Extract word for word the lines of the listing from its start to the line holding "const seriesName = 'T1=50ms, T2=75ms';", both ends kept; pictures are not part of the copy.

======

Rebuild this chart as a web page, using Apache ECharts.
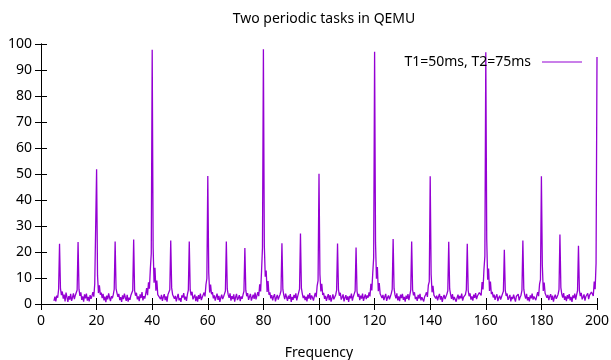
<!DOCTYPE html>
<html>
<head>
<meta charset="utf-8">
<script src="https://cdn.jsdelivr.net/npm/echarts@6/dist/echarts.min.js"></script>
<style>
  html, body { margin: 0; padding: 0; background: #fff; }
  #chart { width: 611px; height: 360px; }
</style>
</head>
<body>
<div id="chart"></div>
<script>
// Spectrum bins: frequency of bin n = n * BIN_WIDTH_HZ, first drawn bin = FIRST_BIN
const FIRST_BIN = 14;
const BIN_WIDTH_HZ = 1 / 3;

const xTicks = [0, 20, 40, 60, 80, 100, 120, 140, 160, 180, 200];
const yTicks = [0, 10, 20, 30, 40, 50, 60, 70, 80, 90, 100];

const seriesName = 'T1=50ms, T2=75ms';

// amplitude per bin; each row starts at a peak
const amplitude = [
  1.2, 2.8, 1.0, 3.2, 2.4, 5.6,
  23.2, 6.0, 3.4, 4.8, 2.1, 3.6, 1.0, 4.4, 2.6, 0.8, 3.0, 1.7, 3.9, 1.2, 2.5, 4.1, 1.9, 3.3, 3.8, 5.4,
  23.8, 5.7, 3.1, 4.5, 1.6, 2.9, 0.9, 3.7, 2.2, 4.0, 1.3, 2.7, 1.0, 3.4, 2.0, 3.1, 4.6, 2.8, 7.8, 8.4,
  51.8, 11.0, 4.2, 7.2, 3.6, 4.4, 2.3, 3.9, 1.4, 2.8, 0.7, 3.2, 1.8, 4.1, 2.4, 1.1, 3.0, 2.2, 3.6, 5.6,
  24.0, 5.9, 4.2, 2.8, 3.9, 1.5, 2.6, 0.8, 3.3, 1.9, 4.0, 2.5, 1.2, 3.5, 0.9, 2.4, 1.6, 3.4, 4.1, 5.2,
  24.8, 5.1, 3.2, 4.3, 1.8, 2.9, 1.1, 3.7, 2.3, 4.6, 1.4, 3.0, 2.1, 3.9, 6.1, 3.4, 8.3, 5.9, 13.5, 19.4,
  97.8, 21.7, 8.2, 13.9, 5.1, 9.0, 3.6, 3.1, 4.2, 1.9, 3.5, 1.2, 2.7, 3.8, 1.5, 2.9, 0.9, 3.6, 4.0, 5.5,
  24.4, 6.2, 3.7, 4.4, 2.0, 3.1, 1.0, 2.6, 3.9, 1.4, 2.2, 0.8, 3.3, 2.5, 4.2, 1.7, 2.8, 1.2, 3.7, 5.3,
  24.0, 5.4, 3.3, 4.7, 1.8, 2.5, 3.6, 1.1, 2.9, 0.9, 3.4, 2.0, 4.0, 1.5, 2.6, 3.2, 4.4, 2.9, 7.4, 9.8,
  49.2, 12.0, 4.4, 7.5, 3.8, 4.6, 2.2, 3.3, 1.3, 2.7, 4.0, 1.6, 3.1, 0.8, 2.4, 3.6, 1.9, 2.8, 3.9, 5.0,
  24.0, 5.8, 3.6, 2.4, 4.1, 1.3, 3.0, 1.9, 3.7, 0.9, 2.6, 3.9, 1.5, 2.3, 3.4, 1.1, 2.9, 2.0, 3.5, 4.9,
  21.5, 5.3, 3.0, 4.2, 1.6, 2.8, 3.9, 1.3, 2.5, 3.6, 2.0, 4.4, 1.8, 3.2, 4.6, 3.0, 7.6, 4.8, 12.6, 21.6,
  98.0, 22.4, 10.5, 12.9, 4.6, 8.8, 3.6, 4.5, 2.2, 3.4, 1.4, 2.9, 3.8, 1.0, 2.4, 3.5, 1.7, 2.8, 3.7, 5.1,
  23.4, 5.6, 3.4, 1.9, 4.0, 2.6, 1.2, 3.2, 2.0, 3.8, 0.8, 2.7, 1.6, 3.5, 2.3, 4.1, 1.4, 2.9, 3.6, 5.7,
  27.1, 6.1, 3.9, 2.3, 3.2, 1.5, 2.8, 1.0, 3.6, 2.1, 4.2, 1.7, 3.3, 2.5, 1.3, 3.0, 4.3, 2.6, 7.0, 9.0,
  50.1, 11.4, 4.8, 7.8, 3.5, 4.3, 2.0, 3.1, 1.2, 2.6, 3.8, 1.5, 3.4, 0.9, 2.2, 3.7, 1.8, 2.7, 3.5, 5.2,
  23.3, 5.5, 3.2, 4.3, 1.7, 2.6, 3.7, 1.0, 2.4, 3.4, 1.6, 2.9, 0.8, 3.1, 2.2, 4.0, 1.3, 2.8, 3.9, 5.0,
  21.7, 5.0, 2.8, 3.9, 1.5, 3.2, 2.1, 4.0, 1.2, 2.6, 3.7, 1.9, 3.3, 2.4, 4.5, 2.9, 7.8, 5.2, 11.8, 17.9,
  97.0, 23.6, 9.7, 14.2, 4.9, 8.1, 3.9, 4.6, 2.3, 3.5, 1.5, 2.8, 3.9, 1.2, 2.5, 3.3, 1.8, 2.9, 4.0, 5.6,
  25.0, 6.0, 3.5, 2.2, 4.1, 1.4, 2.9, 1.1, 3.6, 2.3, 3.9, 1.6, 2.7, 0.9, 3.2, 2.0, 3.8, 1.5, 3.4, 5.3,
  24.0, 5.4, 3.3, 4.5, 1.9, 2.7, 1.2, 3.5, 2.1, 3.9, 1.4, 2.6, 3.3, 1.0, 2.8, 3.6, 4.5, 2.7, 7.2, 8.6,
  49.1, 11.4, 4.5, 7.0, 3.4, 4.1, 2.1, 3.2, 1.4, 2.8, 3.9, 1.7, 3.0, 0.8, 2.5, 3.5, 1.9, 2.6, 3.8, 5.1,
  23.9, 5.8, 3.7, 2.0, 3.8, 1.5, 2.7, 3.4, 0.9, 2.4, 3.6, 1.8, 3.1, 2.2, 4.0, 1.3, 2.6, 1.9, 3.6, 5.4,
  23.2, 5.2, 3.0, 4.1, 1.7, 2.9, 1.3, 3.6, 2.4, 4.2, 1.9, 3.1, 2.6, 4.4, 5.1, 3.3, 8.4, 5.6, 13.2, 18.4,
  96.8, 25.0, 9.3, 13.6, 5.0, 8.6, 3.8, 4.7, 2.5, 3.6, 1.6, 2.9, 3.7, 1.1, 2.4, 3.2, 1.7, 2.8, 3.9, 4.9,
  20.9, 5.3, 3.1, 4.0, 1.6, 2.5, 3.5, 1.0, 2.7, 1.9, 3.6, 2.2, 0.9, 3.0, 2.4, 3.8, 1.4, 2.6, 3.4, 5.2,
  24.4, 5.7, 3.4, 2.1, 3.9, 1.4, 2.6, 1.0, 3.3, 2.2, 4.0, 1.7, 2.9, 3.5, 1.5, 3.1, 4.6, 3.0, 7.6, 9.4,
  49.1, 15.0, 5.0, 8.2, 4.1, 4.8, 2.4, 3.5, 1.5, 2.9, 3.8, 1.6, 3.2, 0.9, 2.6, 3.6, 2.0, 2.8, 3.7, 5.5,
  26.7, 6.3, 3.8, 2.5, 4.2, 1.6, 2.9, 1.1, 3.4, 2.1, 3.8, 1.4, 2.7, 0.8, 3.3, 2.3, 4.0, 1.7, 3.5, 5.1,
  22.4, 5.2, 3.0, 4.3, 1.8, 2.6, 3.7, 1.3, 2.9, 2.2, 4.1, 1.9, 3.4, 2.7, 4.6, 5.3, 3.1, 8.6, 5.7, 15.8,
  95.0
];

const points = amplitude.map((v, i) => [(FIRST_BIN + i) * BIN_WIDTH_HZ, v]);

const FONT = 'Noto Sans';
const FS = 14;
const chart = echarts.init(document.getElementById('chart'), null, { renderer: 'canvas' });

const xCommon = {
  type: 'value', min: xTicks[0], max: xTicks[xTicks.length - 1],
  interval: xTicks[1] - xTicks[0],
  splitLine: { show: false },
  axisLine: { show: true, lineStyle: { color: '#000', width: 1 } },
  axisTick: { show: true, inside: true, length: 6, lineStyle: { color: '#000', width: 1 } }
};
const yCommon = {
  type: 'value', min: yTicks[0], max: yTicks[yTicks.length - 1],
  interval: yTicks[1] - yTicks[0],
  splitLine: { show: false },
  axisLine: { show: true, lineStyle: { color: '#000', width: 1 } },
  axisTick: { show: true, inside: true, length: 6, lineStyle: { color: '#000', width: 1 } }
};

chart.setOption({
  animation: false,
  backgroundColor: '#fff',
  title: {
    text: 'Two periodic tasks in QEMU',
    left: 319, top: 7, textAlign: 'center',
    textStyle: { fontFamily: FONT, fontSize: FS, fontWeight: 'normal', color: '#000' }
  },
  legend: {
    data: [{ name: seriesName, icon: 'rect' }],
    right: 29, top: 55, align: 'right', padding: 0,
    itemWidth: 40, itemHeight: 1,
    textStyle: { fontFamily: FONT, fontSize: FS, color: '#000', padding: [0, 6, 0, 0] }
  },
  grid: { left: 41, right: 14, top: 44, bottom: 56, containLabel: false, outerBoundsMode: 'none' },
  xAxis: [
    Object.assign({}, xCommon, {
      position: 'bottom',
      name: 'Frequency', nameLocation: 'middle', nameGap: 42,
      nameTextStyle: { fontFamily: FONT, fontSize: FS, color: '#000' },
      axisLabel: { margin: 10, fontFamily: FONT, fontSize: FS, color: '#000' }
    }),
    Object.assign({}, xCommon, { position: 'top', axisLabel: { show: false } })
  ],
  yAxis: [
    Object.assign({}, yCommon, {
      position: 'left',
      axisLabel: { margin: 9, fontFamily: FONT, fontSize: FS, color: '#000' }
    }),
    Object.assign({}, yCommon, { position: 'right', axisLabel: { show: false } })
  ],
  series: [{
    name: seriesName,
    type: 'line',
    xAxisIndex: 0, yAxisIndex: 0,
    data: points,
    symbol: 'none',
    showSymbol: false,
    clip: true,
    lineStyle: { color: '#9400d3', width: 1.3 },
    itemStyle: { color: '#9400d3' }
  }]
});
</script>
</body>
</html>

======

Reply ::
Rebuild this chart as a web page, using Apache ECharts.
<!DOCTYPE html>
<html>
<head>
<meta charset="utf-8">
<script src="https://cdn.jsdelivr.net/npm/echarts@6/dist/echarts.min.js"></script>
<style>
  html, body { margin: 0; padding: 0; background: #fff; }
  #chart { width: 611px; height: 360px; }
</style>
</head>
<body>
<div id="chart"></div>
<script>
// Spectrum bins: frequency of bin n = n * BIN_WIDTH_HZ, first drawn bin = FIRST_BIN
const FIRST_BIN = 14;
const BIN_WIDTH_HZ = 1 / 3;

const xTicks = [0, 20, 40, 60, 80, 100, 120, 140, 160, 180, 200];
const yTicks = [0, 10, 20, 30, 40, 50, 60, 70, 80, 90, 100];

const seriesName = 'T1=50ms, T2=75ms';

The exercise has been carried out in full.